Margaret Cheney, a member of the Public Service Board, gave legislators her take on a renewable energy siting bill Tuesday. Cheney described provisions in the bill as “unclear,” “possibly confusing,” “subjective” and “an exercise in red tape.”
The three-member Public Service Board, a quasi-judicial entity, is responsible for approving solar and wind projects. The board also sets utility rates and determines whether utility expansions are in the public good.
The bill, S.230, revamps the renewable energy siting process. Most notably, it gives towns and regions the option to certify municipal and regional energy plans with the state. The Public Service Board would give “substantial deference” to certified plans when deciding whether proposed renewable energy projects in affected towns and regions are in the public good.
The bill directs the Public Service Board to give more weight (unless “a preponderance of evidence” suggests otherwise) to existing town and regional plans. Municipalities that adopt energy plans in the next year would receive “substantial deference,” and those that don’t would receive “due consideration.”
The legislation is now in House Natural Resources and Energy Committee. Rep. Tony Klein, D-East Montpelier, chair the committee, says the bill has flaws and there might not be enough time left in the session to address the shortcomings.
Klein said there is “absolutely not” a need to pass the bill this year.
Cheney, a former vice chair of the House Natural Resources and Energy Committe, testified before a joint hearing with Klein’s committee and the House Fish, Wildlife and Water Resources Committee Tuesday afternoon, in front of a standing-room-only crowd.
Cheney started by addressing the heart of the bill – which allows towns to write energy plans that identify appropriate and inappropriate locations for renewable-energy projects.
The word “inappropriate,” Cheney said, is subjective, and it’s unclear from the bill how that determination is made.
Cheney said the scheme creates confusion and doesn’t provide “consistency and predictability,” both important principles of the regulatory process.
But Cheney praised the bill’s approach to municipal planning for energy siting.
“The specificity is good … as opposed to general aspirations,” she said. “Our challenge has been when the language is too general… Generalities don’t help us.”
In a noteworthy Public Service Board decision earlier this year, the board rejected a permit application for a project that conflicted with the town of Bennington’s municipal plan. The board said that town plans can provide guidance on siting questions if they are specific enough.
Klein said there is no need to pass a renewable siting bill this year because the Public Service Board is already responding to complaints and will give more weight to town and regional plans – with or without S.230.

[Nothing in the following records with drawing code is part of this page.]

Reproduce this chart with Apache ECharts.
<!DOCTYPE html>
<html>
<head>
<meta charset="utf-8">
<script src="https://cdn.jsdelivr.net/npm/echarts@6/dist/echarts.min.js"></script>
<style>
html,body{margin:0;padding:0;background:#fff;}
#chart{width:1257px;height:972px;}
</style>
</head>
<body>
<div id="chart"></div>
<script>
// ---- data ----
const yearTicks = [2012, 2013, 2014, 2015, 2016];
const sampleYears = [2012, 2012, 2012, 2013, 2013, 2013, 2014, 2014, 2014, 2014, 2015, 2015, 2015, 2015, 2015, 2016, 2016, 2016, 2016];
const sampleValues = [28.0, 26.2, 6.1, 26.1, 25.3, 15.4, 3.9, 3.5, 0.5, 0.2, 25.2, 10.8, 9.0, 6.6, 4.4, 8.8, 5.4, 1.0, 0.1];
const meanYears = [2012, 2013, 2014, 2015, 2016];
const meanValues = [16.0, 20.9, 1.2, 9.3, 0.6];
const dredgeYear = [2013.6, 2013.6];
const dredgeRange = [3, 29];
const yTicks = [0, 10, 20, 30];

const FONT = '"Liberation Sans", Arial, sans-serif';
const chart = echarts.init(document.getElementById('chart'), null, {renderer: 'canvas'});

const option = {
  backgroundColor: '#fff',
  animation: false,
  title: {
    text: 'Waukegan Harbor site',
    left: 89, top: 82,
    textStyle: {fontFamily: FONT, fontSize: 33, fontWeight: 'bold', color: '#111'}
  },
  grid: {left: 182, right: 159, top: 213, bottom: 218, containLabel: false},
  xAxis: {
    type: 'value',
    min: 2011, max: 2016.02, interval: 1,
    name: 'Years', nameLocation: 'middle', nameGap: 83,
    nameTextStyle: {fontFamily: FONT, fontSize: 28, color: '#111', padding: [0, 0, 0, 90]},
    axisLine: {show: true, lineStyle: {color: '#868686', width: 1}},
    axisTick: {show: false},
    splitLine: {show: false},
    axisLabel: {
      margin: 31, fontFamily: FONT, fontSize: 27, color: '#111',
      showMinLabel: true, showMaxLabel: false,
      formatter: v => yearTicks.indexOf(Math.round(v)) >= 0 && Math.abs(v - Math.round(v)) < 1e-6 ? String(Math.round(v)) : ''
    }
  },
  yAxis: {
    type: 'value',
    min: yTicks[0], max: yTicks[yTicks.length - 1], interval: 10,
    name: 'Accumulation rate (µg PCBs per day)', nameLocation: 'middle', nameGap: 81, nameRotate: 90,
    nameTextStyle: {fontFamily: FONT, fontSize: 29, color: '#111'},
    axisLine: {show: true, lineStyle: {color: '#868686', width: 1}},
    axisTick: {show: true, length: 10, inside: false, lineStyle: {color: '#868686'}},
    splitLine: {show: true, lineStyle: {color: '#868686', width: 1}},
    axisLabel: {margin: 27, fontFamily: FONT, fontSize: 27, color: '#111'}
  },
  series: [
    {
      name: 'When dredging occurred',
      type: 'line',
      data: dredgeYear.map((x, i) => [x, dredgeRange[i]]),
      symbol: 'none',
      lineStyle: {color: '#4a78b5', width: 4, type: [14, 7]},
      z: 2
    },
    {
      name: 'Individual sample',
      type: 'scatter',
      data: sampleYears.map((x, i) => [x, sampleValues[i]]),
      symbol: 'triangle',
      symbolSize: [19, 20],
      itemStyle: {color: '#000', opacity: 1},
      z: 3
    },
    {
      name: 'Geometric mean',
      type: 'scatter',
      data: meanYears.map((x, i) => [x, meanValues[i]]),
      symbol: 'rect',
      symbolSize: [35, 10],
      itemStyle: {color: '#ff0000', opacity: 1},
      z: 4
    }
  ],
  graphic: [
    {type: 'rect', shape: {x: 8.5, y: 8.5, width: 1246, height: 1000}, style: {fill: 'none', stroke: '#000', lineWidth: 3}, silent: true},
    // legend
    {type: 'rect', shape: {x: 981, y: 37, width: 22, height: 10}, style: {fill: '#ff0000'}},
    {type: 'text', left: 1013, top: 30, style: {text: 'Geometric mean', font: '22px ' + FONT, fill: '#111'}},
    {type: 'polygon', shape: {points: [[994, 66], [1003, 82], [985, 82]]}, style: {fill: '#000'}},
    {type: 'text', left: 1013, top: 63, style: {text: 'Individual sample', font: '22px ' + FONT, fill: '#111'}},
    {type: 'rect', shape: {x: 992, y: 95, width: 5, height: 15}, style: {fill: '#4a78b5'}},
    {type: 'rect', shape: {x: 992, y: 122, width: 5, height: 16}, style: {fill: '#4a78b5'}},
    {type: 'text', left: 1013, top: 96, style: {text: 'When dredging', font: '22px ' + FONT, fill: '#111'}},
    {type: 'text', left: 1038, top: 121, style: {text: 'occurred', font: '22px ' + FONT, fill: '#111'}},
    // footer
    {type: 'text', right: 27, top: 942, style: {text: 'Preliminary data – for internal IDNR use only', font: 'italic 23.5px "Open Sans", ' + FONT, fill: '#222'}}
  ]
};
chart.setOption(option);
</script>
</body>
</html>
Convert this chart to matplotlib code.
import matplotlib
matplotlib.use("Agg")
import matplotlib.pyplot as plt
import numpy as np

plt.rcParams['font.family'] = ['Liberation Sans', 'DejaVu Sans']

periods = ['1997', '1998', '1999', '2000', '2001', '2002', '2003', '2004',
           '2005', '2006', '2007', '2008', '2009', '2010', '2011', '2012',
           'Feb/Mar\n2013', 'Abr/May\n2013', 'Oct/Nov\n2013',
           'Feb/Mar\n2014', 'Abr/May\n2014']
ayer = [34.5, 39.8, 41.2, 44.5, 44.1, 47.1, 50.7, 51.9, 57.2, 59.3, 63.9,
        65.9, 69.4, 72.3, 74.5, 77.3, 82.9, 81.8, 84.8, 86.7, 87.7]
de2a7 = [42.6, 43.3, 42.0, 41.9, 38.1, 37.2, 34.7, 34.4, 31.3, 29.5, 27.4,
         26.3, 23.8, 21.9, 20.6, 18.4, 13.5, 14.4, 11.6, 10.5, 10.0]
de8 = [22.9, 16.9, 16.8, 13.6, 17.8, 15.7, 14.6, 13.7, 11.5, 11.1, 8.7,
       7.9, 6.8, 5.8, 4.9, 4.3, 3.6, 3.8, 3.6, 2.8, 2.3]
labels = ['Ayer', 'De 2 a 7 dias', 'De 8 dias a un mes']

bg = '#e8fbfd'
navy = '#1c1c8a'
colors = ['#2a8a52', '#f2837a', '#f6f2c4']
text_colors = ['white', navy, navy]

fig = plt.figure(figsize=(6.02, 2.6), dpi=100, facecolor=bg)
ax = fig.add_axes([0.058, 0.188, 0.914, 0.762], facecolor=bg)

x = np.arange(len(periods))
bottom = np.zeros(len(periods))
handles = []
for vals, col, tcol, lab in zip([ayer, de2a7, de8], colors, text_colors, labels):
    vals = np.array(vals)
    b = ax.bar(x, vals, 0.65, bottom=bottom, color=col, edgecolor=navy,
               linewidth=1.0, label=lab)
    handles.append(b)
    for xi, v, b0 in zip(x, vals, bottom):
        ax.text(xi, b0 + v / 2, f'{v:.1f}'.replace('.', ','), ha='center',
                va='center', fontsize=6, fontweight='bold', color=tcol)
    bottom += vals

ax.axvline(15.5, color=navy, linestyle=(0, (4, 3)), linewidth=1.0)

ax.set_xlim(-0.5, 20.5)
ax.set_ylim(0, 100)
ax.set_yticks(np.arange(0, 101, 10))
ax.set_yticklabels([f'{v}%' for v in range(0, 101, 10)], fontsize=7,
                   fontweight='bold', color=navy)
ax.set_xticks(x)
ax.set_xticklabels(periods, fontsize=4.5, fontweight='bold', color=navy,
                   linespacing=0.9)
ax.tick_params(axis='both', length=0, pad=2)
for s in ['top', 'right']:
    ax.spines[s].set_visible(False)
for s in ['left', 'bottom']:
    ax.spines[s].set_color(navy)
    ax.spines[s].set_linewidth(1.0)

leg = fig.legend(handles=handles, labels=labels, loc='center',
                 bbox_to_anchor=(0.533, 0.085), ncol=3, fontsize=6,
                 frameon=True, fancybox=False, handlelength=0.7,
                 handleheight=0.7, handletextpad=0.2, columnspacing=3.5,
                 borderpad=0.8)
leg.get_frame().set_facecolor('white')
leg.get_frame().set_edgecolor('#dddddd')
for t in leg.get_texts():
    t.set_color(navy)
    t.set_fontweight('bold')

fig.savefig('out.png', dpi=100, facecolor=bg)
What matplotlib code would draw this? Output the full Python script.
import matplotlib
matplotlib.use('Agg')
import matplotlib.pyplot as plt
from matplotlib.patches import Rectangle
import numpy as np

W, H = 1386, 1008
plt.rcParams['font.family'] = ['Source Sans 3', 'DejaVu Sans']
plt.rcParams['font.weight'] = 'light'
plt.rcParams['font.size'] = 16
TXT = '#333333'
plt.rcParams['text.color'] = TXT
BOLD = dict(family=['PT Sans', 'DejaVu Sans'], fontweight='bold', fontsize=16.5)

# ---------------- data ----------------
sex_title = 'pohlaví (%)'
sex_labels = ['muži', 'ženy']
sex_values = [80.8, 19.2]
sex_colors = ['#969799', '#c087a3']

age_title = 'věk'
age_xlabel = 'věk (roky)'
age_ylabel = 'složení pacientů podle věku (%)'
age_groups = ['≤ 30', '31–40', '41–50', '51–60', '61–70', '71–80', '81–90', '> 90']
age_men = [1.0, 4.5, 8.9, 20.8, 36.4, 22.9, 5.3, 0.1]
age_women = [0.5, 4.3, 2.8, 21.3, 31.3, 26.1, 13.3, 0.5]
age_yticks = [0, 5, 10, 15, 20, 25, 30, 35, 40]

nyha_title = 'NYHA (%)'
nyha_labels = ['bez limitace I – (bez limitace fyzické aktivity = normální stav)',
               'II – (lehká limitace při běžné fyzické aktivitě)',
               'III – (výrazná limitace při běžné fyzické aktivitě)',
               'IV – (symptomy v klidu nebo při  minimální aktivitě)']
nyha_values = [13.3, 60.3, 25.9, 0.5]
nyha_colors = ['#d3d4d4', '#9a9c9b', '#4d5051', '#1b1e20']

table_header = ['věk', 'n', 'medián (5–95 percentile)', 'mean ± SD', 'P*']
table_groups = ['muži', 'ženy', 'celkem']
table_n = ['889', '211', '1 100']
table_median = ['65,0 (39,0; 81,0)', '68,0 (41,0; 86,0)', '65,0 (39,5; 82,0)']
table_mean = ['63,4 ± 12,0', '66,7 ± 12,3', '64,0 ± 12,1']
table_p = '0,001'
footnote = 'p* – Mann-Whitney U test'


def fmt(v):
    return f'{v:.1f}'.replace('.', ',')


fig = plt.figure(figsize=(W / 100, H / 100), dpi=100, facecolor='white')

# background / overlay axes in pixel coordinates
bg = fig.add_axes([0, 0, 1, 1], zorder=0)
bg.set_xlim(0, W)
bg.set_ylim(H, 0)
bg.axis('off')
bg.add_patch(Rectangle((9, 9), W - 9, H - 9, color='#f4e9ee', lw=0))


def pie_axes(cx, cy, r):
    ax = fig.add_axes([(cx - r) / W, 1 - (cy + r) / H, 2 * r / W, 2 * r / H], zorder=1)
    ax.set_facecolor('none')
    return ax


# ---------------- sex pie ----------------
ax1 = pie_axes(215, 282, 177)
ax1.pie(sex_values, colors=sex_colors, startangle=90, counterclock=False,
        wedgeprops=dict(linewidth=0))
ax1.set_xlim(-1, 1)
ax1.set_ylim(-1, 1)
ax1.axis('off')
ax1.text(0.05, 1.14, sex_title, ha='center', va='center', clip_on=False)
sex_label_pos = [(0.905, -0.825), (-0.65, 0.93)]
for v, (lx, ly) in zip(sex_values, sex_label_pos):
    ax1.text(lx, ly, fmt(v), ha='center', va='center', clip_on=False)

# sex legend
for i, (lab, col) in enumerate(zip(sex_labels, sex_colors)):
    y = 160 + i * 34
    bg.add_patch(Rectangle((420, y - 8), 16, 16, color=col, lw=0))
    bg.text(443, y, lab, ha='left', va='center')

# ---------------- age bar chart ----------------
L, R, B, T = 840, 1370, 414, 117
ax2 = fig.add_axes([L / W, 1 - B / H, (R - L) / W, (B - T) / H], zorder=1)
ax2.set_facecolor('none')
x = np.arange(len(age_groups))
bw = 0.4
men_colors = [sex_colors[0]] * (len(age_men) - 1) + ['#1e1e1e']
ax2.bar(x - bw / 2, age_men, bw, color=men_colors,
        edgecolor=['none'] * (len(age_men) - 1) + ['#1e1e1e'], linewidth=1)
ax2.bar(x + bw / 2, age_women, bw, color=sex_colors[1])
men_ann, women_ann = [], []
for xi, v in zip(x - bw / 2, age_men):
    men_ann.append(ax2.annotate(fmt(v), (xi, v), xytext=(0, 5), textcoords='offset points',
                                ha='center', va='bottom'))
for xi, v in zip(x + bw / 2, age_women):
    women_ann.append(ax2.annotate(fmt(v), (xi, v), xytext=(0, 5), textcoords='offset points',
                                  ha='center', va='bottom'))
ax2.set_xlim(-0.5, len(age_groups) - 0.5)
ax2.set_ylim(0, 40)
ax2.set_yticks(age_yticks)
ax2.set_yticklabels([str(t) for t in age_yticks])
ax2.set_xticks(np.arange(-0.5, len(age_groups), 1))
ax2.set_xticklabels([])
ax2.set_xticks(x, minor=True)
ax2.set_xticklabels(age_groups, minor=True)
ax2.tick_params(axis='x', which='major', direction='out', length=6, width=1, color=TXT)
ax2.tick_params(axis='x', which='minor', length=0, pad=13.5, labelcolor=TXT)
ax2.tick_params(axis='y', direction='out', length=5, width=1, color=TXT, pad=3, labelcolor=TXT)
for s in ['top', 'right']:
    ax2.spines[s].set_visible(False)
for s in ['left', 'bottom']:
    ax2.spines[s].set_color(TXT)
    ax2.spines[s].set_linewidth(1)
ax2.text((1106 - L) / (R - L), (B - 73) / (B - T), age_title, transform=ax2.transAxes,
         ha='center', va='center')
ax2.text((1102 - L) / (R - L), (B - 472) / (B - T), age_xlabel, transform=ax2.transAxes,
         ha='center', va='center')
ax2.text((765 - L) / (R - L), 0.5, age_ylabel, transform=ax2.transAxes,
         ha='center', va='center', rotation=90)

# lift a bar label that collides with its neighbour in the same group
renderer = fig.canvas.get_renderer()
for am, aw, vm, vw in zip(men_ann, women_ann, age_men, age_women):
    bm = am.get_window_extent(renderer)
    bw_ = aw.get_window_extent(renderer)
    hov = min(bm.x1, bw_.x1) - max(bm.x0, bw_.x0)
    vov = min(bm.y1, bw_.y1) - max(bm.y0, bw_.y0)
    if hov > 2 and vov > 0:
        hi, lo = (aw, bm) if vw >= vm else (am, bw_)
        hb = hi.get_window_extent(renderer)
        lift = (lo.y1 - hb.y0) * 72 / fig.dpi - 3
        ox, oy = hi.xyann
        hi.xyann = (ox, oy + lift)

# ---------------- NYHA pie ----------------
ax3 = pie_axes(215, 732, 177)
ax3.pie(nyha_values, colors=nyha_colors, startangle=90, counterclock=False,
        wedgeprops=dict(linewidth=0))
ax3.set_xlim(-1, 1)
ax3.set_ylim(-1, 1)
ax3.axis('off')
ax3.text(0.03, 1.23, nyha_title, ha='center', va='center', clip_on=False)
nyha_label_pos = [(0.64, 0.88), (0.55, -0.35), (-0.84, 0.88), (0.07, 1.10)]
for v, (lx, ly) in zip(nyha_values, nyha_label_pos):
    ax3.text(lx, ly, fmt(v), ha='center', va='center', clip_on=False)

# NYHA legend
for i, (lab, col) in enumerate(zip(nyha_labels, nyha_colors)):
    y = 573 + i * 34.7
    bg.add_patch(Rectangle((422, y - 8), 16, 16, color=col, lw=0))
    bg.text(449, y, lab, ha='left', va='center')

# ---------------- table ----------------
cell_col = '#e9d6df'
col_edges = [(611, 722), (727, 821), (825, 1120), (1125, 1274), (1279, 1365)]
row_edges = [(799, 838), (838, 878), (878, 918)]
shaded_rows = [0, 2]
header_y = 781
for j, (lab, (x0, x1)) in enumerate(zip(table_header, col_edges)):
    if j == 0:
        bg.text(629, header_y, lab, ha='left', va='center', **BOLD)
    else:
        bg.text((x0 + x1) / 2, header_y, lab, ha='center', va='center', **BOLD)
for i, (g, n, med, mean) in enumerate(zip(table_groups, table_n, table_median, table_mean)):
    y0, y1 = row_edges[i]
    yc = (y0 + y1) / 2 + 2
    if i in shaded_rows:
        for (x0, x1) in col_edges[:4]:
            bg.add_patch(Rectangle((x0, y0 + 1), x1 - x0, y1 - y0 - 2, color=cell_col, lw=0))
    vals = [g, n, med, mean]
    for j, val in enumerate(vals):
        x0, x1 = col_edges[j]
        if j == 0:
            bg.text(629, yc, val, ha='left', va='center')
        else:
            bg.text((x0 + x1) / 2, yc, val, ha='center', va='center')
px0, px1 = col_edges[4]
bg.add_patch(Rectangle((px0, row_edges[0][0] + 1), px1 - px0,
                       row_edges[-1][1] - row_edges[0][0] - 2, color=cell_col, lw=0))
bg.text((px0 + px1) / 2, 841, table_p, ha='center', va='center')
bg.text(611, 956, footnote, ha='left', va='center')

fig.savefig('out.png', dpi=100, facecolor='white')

“I think the board is making great strides and great efforts to address the complaints lodged against it, and we’re beginning to see the fruits of that,” he said.
The bill would be vigorously debated on the House floor, and Klein said it’s not yet worthy of the exercise.
“I’m not interested in passing something that hasn’t been fully vetted or worked out,” Klein said. “I think the sense of the committee, from the comments given and the questions asked, is that 230 as a whole has a lot of problems and would need an awful lot of work to be passed in its current form.”
This is not the first time Klein has killed Senate renewable siting legislation. He blocked a similar proposal in the last biennium.
Under S.230, municipal plans would be reviewed by regional planning commissions, which would in turn submit regional plans to the Department of Public Service for certification. If the department determines that a regional plan doesn’t meet state energy goals, the planning commission can appeal the decision to a hearing officer, according to the bill.
But the bill, Cheney says, provides no mechanism for appeals of the department’s criteria for determining whether plans meet state energy goals.
The bill also creates a new position at the Public Service Board called a public assistance officer. According to S.230, this person would perform clerical duties in assisting members of the public with requests for documents, or with important dates, or with explanations of board procedure, or with other such matters.
The public assistance officer would also provide advice and assistance.
Cheney says the officer couldn’t act neutrally with respect to the proceedings while simultaneously proferring advice and assistance.
She also objected to a provision requiring inspections of solar projects ensuring that they meet aesthetic standards. Cheney said the mandate would be “costly, and in my opinion, unnecessary.”
Cheney said the board is already taking a greater interest in ensuring that developers meet aesthetic standards in their approvals.
Applying the requirement to all renewable energy projects, including rooftop and very small projects, she said “seems to be an exercise in red tape.”
Cheney also panned a requirement that project developers submit accounting for all greenhouse gases produced in the development of a renewable project – from the creation of raw materials, to fabrication, to transportation, to clearing land for the project and installing components. She said the accounting would be burdensome and expensive.
A mandate that developers establish funds to remove renewable-energy projects from the landscape once they’ve served their purpose is unnecessary, she said. Private entities typically remove obsolete infrastructure on their own, Cheney said.